» What the task requires:
Copy the data that follows exactly. Include no pictures.

» Recorded information:
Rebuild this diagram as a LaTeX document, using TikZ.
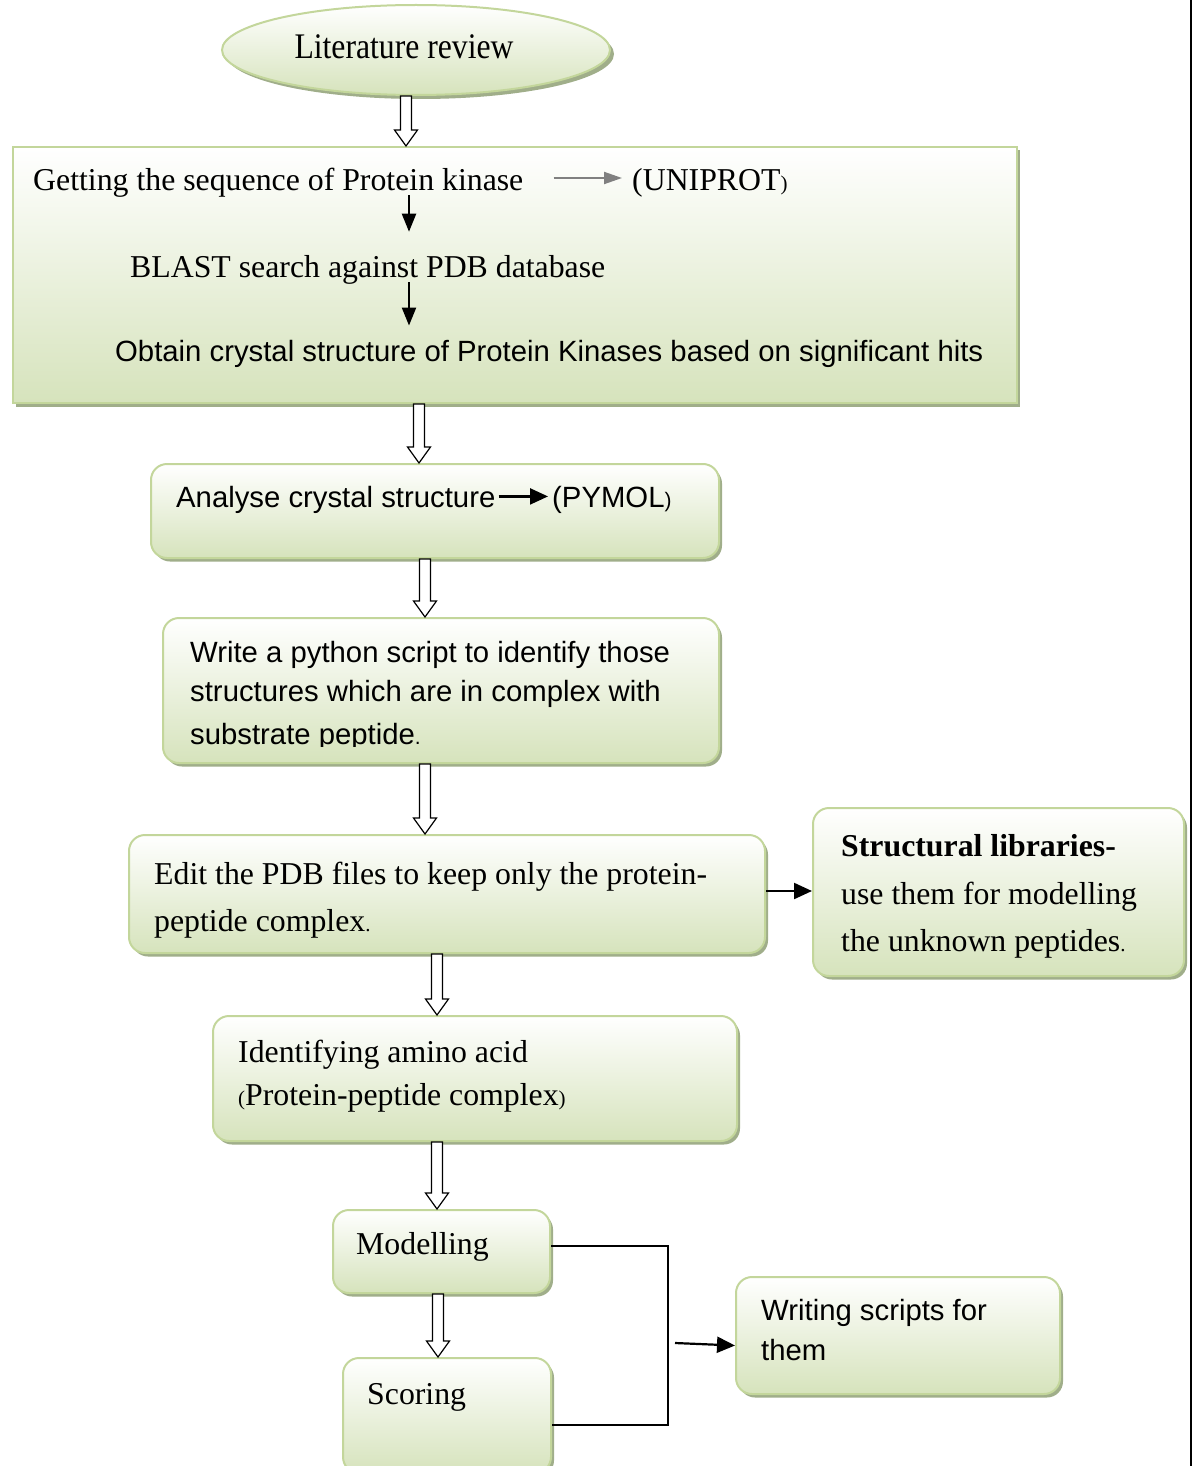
\documentclass[tikz,border=0pt]{standalone}
\usepackage{fontspec}
\setmainfont{Liberation Serif}
\newfontfamily\arialf{Liberation Sans}
\newfontfamily\litfont{Liberation Serif}[FakeStretch=0.88]
\usetikzlibrary{shapes.geometric,shadows,arrows.meta,calc}
\definecolor{bxgreen}{HTML}{D6E3BC}
\definecolor{bxborder}{HTML}{C3D69B}
\definecolor{bxshadow}{HTML}{A0AE8A}
\newcommand\tms{\fontsize{31.8}{38}\selectfont}
\newcommand\ari{\arialf\fontsize{29.3}{35}\selectfont}
\newcommand\smp[1]{{\fontsize{21}{21}\selectfont #1}}
\begin{document}
\begin{tikzpicture}[x=1pt,y=-1pt,
  boxbase/.style={draw=bxborder, line width=2pt, top color=white, bottom color=bxgreen,
    drop shadow={shadow xshift=3pt,shadow yshift=-3.5pt,fill=bxshadow,opacity=1},
    inner sep=0pt, anchor=north west},
  sqbox/.style={boxbase},
  rbox/.style={boxbase, rounded corners=16pt},
  txt/.style={inner sep=0pt, anchor=base west, font=\tms},
  atxt/.style={inner sep=0pt, anchor=base west, font=\ari},
  harrow/.style={draw=black, fill=white, line width=1.2pt,
    to path={let \p1=(\tikztostart), \p2=(\tikztotarget) in
      (\x1-5.5pt,\y1) -- (\x1-5.5pt,\y2+16pt) -- (\x1-11.5pt,\y2+16pt) -- (\x1,\y2)
      -- (\x1+11.5pt,\y2+16pt) -- (\x1+5.5pt,\y2+16pt) -- (\x1+5.5pt,\y1) -- cycle}},
  blkarr/.style={draw=black, line width=2.2pt, -{Triangle[width=16pt,length=18pt]}},
  inarr/.style={draw=black, line width=2.2pt, -{Triangle[width=14pt,length=18pt]}},
  gryarr/.style={draw=gray, line width=2pt, -{Triangle[width=12pt,length=18pt]}},
  conn/.style={draw=black, line width=1.6pt}
]
\useasboundingbox (0,0) rectangle (1193,1466);

% ellipse
\node[ellipse, draw=bxborder, line width=2pt, top color=white, bottom color=bxgreen,
  drop shadow={shadow xshift=4pt,shadow yshift=-4pt,fill=bxshadow,opacity=1},
  minimum width=388pt, minimum height=90pt, inner sep=0pt] (lit) at (416,50) {};
\node[inner sep=0pt, anchor=base, font=\litfont\fontsize{36}{40}\selectfont] (littext) at (404,59) {Literature review};

% boxes
\node[sqbox, minimum width=1004pt, minimum height=256pt] (b1) at (12,146) {};
\node[rbox, minimum width=568pt, minimum height=94pt] (ana) at (150,463) {};
\node[rbox, minimum width=556pt, minimum height=145pt] (wri) at (162,617) {};
\node[rbox, minimum width=636pt, minimum height=118pt] (edi) at (128,834) {};
\node[rbox, minimum width=371pt, minimum height=168pt] (str) at (812,807) {};
\node[rbox, minimum width=524pt, minimum height=125pt] (ide) at (212,1015) {};
\node[rbox, minimum width=217pt, minimum height=83pt] (mod) at (332,1209) {};
\node[rbox, minimum width=208pt, minimum height=115pt] (sco) at (342,1357) {};
\node[rbox, minimum width=324pt, minimum height=117pt] (wrs) at (735,1276) {};

% texts in big box
\node[txt] (get) at (33,191) {Getting the sequence of Protein kinase};
\node[txt] (uni) at (632,191) {(UNIPROT\smp{)}};
\node[txt] (blast) at (130,277) {BLAST search against PDB database};
\node[atxt] (obt) at (115,361) {Obtain crystal structure of Protein Kinases based on significant hits};

% analyse
\node[atxt] (anat) at (176,507) {Analyse crystal structure};
\node[atxt] (pym) at (552,507) {(PYMOL\smp{)}};

% write
\node[atxt] (wr1) at (190,662) {Write a python script to identify those};
\node[atxt] (wr2) at (190,701) {structures which are in complex with};
\begin{scope}
\clip (150,705) rectangle (720,746);
\node[atxt] (wr3) at (190,744) {substrate peptide\smp{.}};
\end{scope}

% edit
\node[txt] (ed1) at (154,884) {Edit the PDB files to keep only the protein-};
\node[txt] (ed2) at (154,931) {peptide complex\smp{.}};

% structural
\node[txt] (st1) at (841,856) {\bfseries Structural libraries-};
\node[txt] (st2) at (841,904) {use them for modelling};
\node[txt] (st3) at (841,951) {the unknown peptides\smp{.}};

% identifying
\node[txt] (id1) at (238,1062) {Identifying amino acid};
\node[txt] (id2) at (238,1105) {\smp{(}Protein-peptide complex\smp{)}};

% modelling, scoring, writing
\node[txt] (modt) at (356,1254) {Modelling};
\node[txt] (scot) at (367,1404) {Scoring};
\node[atxt] (ws1) at (761,1320) {Writing scripts for};
\node[atxt] (ws2) at (761,1360) {them};

% coordinates
\coordinate (ya) at (0,178);
\coordinate (cx) at (409,0);
\coordinate (h1) at (406,0);
\coordinate (h2) at (419,0);
\coordinate (h3) at (425,0);
\coordinate (h4) at (425,0);
\coordinate (h5) at (437,0);
\coordinate (h6) at (437,0);
\coordinate (h7) at (438,0);
\coordinate (jx) at (668,1425);
\coordinate (wstart) at (675,1343);

% hollow arrows
\path[harrow] (lit.south -| h1) to (b1.north -| h1);
\path[harrow] (b1.south -| h2) to (ana.north -| h2);
\path[harrow] (ana.south -| h3) to (wri.north -| h3);
\path[harrow] (wri.south -| h4) to (edi.north -| h4);
\path[harrow] (edi.south -| h5) to (ide.north -| h5);
\path[harrow] (ide.south -| h6) to (mod.north -| h6);
\path[harrow] (mod.south -| h7) to (sco.north -| h7);

% arrows
\draw[gryarr, shorten <=30pt, shorten >=10pt] (get.east |- ya) -- (uni.west |- ya);
\draw[inarr, shorten <=-3pt, shorten >=23pt] (get.south -| cx) -- (blast.north -| cx);
\draw[inarr, shorten <=-2pt, shorten >=14pt] (blast.south -| cx) -- (obt.north -| cx);
\draw[blkarr, shorten <=3pt, shorten >=4pt] ([yshift=3pt]anat.east) -- ([yshift=3pt]anat.east -| pym.west);
\draw[blkarr] ([yshift=3pt]edi.east) -- ([yshift=3pt]edi.east -| str.west);
\draw[conn] ([yshift=5.5pt]mod.east) -| (jx) -- (jx -| sco.east);
\draw[blkarr] (wstart) -- ([yshift=-10pt]wrs.west);

% right edge line
\draw[line width=2pt] (1191,0) -- (1191,1466);
\end{tikzpicture}
\end{document}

» Completed task:
Rebuild this diagram as a LaTeX document, using TikZ.
\documentclass[tikz,border=0pt]{standalone}
\usepackage{fontspec}
\setmainfont{Liberation Serif}
\newfontfamily\arialf{Liberation Sans}
\newfontfamily\litfont{Liberation Serif}[FakeStretch=0.88]
\usetikzlibrary{shapes.geometric,shadows,arrows.meta,calc}
\definecolor{bxgreen}{HTML}{D6E3BC}
\definecolor{bxborder}{HTML}{C3D69B}
\definecolor{bxshadow}{HTML}{A0AE8A}
\newcommand\tms{\fontsize{31.8}{38}\selectfont}
\newcommand\ari{\arialf\fontsize{29.3}{35}\selectfont}
\newcommand\smp[1]{{\fontsize{21}{21}\selectfont #1}}
\begin{document}
\begin{tikzpicture}[x=1pt,y=-1pt,
  boxbase/.style={draw=bxborder, line width=2pt, top color=white, bottom color=bxgreen,
    drop shadow={shadow xshift=3pt,shadow yshift=-3.5pt,fill=bxshadow,opacity=1},
    inner sep=0pt, anchor=north west},
  sqbox/.style={boxbase},
  rbox/.style={boxbase, rounded corners=16pt},
  txt/.style={inner sep=0pt, anchor=base west, font=\tms},
  atxt/.style={inner sep=0pt, anchor=base west, font=\ari},
  harrow/.style={draw=black, fill=white, line width=1.2pt,
    to path={let \p1=(\tikztostart), \p2=(\tikztotarget) in
      (\x1-5.5pt,\y1) -- (\x1-5.5pt,\y2+16pt) -- (\x1-11.5pt,\y2+16pt) -- (\x1,\y2)
      -- (\x1+11.5pt,\y2+16pt) -- (\x1+5.5pt,\y2+16pt) -- (\x1+5.5pt,\y1) -- cycle}},
  blkarr/.style={draw=black, line width=2.2pt, -{Triangle[width=16pt,length=18pt]}},
  inarr/.style={draw=black, line width=2.2pt, -{Triangle[width=14pt,length=18pt]}},
  gryarr/.style={draw=gray, line width=2pt, -{Triangle[width=12pt,length=18pt]}},
  conn/.style={draw=black, line width=1.6pt}
]
\useasboundingbox (0,0) rectangle (1193,1466);

% ellipse
\node[ellipse, draw=bxborder, line width=2pt, top color=white, bottom color=bxgreen,
  drop shadow={shadow xshift=4pt,shadow yshift=-4pt,fill=bxshadow,opacity=1},
  minimum width=388pt, minimum height=90pt, inner sep=0pt] (lit) at (416,50) {};
\node[inner sep=0pt, anchor=base, font=\litfont\fontsize{36}{40}\selectfont] (littext) at (404,59) {Literature review};

% boxes
\node[sqbox, minimum width=1004pt, minimum height=256pt] (b1) at (12,146) {};
\node[rbox, minimum width=568pt, minimum height=94pt] (ana) at (150,463) {};
\node[rbox, minimum width=556pt, minimum height=145pt] (wri) at (162,617) {};
\node[rbox, minimum width=636pt, minimum height=118pt] (edi) at (128,834) {};
\node[rbox, minimum width=371pt, minimum height=168pt] (str) at (812,807) {};
\node[rbox, minimum width=524pt, minimum height=125pt] (ide) at (212,1015) {};
\node[rbox, minimum width=217pt, minimum height=83pt] (mod) at (332,1209) {};
\node[rbox, minimum width=208pt, minimum height=115pt] (sco) at (342,1357) {};
\node[rbox, minimum width=324pt, minimum height=117pt] (wrs) at (735,1276) {};

% texts in big box
\node[txt] (get) at (33,191) {Getting the sequence of Protein kinase};
\node[txt] (uni) at (632,191) {(UNIPROT\smp{)}};
\node[txt] (blast) at (130,277) {BLAST search against PDB database};
\node[atxt] (obt) at (115,361) {Obtain crystal structure of Protein Kinases based on significant hits};

% analyse
\node[atxt] (anat) at (176,507) {Analyse crystal structure};
\node[atxt] (pym) at (552,507) {(PYMOL\smp{)}};

% write
\node[atxt] (wr1) at (190,662) {Write a python script to identify those};
\node[atxt] (wr2) at (190,701) {structures which are in complex with};
\begin{scope}
\clip (150,705) rectangle (720,746);
\node[atxt] (wr3) at (190,744) {substrate peptide\smp{.}};
\end{scope}

% edit
\node[txt] (ed1) at (154,884) {Edit the PDB files to keep only the protein-};
\node[txt] (ed2) at (154,931) {peptide complex\smp{.}};

% structural
\node[txt] (st1) at (841,856) {\bfseries Structural libraries-};
\node[txt] (st2) at (841,904) {use them for modelling};
\node[txt] (st3) at (841,951) {the unknown peptides\smp{.}};

% identifying
\node[txt] (id1) at (238,1062) {Identifying amino acid};
\node[txt] (id2) at (238,1105) {\smp{(}Protein-peptide complex\smp{)}};

% modelling, scoring, writing
\node[txt] (modt) at (356,1254) {Modelling};
\node[txt] (scot) at (367,1404) {Scoring};
\node[atxt] (ws1) at (761,1320) {Writing scripts for};
\node[atxt] (ws2) at (761,1360) {them};

% coordinates
\coordinate (ya) at (0,178);
\coordinate (cx) at (409,0);
\coordinate (h1) at (406,0);
\coordinate (h2) at (419,0);
\coordinate (h3) at (425,0);
\coordinate (h4) at (425,0);
\coordinate (h5) at (437,0);
\coordinate (h6) at (437,0);
\coordinate (h7) at (438,0);
\coordinate (jx) at (668,1425);
\coordinate (wstart) at (675,1343);

% hollow arrows
\path[harrow] (lit.south -| h1) to (b1.north -| h1);
\path[harrow] (b1.south -| h2) to (ana.north -| h2);
\path[harrow] (ana.south -| h3) to (wri.north -| h3);
\path[harrow] (wri.south -| h4) to (edi.north -| h4);
\path[harrow] (edi.south -| h5) to (ide.north -| h5);
\path[harrow] (ide.south -| h6) to (mod.north -| h6);
\path[harrow] (mod.south -| h7) to (sco.north -| h7);

% arrows
\draw[gryarr, shorten <=30pt, shorten >=10pt] (get.east |- ya) -- (uni.west |- ya);
\draw[inarr, shorten <=-3pt, shorten >=23pt] (get.south -| cx) -- (blast.north -| cx);
\draw[inarr, shorten <=-2pt, shorten >=14pt] (blast.south -| cx) -- (obt.north -| cx);
\draw[blkarr, shorten <=3pt, shorten >=4pt] ([yshift=3pt]anat.east) -- ([yshift=3pt]anat.east -| pym.west);
\draw[blkarr] ([yshift=3pt]edi.east) -- ([yshift=3pt]edi.east -| str.west);
\draw[conn] ([yshift=5.5pt]mod.east) -| (jx) -- (jx -| sco.east);
\draw[blkarr] (wstart) -- ([yshift=-10pt]wrs.west);

% right edge line
\draw[line width=2pt] (1191,0) -- (1191,1466);
\end{tikzpicture}
\end{document}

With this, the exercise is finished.